I'm still excited and admiring the things you do. It's people like you who give the world hope. Doing, instead of talking. That's awesome!
Big hugs and I miss you on Opera. Take care!
*hugs*for you, what youre doing is amazing:)
Hello Jarka,
I am very sorry to hear your experience in Kenya is not all you would like it to be. But you are there and you are God's light - even with a broken heart. You and everyone else there is being held up before our Father at this very moment. You are not alone.

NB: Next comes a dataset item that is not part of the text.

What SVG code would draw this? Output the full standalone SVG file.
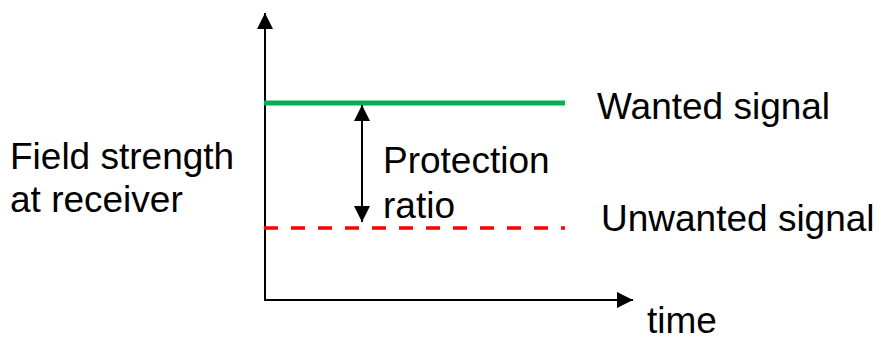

Your brother in Christ, Henry.
Morning Jarka (at least here :)
Haven't seen any "action" on your post the last few days. Praying that you are still doing OK there. Keep the passion for the children: to do them good.
With warm regards, H.
I bought a modem for Chazon - and 500 shillings of air time - safari.com - heard of it? ongoing I will support the internet for them. at present it's the best 4,499 shillings I have ever spent. means i can actually see your blog now! it's almost fast! tomorow I will teach Lucy about social networking :) - will set her up on blogger.com and my.opera and EP. told her about you - she will be your life-long friend too. she wants you to come to Chazon so badly...maybe you will. I will return for sure. Samuel and Lucy are two of the greatest! Molo is suffering terribly - I can't began to tell you now - but they are here to see it change. You are and will be a BIG part of this BIG change - be VERY proud - kid :)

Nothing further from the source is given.